+++ COLLECTED DATA

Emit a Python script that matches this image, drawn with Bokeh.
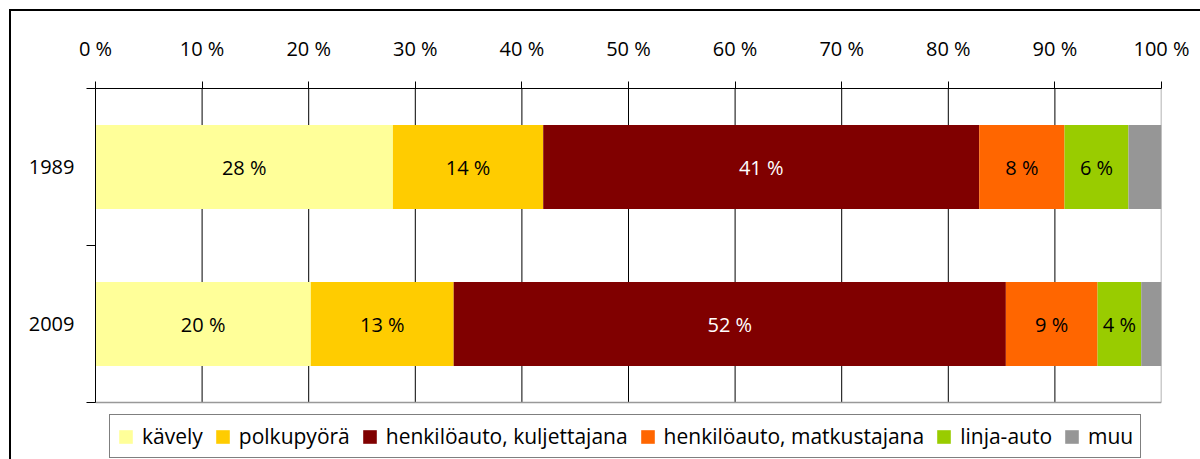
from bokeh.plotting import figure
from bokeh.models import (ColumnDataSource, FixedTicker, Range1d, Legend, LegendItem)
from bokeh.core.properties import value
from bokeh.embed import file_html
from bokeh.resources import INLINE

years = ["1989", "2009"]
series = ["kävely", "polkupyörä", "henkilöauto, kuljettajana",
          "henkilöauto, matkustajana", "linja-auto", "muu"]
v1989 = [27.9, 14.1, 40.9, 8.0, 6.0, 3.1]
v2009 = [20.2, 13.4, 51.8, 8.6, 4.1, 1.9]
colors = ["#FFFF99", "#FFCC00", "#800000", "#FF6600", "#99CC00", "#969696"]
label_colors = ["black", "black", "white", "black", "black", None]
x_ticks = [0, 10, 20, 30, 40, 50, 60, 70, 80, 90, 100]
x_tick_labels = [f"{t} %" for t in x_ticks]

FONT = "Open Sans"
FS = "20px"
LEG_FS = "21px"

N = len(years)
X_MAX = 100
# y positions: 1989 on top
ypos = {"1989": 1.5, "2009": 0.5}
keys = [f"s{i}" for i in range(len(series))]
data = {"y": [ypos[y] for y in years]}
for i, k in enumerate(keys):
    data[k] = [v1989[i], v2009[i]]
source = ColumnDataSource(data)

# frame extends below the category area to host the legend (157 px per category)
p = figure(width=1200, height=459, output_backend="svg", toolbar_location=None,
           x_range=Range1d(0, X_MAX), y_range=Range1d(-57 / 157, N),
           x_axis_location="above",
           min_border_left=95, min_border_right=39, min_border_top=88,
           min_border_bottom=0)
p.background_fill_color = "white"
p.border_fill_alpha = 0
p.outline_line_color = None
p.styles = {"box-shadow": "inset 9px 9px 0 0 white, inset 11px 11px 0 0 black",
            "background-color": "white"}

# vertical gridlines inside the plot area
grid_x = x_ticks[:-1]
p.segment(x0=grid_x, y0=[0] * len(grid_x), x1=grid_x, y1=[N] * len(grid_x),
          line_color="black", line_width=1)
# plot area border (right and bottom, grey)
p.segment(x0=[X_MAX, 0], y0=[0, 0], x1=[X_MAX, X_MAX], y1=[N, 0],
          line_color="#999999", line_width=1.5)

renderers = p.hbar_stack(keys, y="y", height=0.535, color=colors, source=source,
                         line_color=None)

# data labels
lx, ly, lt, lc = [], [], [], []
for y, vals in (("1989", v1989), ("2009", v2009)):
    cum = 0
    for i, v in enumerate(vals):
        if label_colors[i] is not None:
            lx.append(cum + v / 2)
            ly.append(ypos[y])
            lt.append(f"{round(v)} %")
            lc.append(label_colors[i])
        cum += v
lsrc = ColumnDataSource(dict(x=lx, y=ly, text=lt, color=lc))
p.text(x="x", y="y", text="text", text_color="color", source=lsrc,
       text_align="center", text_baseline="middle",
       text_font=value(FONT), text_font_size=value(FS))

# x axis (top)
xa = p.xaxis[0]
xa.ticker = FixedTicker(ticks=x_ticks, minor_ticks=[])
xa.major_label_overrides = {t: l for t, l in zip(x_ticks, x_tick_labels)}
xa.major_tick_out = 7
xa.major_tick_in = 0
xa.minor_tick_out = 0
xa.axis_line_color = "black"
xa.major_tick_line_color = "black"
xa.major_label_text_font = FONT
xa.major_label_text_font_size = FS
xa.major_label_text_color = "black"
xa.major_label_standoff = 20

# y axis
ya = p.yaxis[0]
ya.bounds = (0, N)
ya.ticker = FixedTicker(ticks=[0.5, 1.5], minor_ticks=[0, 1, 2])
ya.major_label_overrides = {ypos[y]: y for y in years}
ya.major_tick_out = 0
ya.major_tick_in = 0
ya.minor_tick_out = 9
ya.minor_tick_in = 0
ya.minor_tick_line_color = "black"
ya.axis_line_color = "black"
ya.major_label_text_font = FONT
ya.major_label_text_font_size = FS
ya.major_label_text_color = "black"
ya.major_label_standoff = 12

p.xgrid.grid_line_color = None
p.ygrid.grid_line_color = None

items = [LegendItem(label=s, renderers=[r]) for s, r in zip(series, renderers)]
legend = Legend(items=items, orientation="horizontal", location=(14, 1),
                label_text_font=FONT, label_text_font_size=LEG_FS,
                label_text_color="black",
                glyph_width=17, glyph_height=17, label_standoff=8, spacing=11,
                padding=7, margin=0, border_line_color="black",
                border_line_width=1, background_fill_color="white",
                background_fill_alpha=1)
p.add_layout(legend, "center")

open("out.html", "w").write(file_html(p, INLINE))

++++++

INSTRUCTIONS TO FOLLOW
Give again exactly the lines running from the beginning of the material above through the line that contains "source = ColumnDataSource(data)", and leave out every picture.

EXERCISE ANSWER
Emit a Python script that matches this image, drawn with Bokeh.
from bokeh.plotting import figure
from bokeh.models import (ColumnDataSource, FixedTicker, Range1d, Legend, LegendItem)
from bokeh.core.properties import value
from bokeh.embed import file_html
from bokeh.resources import INLINE

years = ["1989", "2009"]
series = ["kävely", "polkupyörä", "henkilöauto, kuljettajana",
          "henkilöauto, matkustajana", "linja-auto", "muu"]
v1989 = [27.9, 14.1, 40.9, 8.0, 6.0, 3.1]
v2009 = [20.2, 13.4, 51.8, 8.6, 4.1, 1.9]
colors = ["#FFFF99", "#FFCC00", "#800000", "#FF6600", "#99CC00", "#969696"]
label_colors = ["black", "black", "white", "black", "black", None]
x_ticks = [0, 10, 20, 30, 40, 50, 60, 70, 80, 90, 100]
x_tick_labels = [f"{t} %" for t in x_ticks]

FONT = "Open Sans"
FS = "20px"
LEG_FS = "21px"

N = len(years)
X_MAX = 100
# y positions: 1989 on top
ypos = {"1989": 1.5, "2009": 0.5}
keys = [f"s{i}" for i in range(len(series))]
data = {"y": [ypos[y] for y in years]}
for i, k in enumerate(keys):
    data[k] = [v1989[i], v2009[i]]
source = ColumnDataSource(data)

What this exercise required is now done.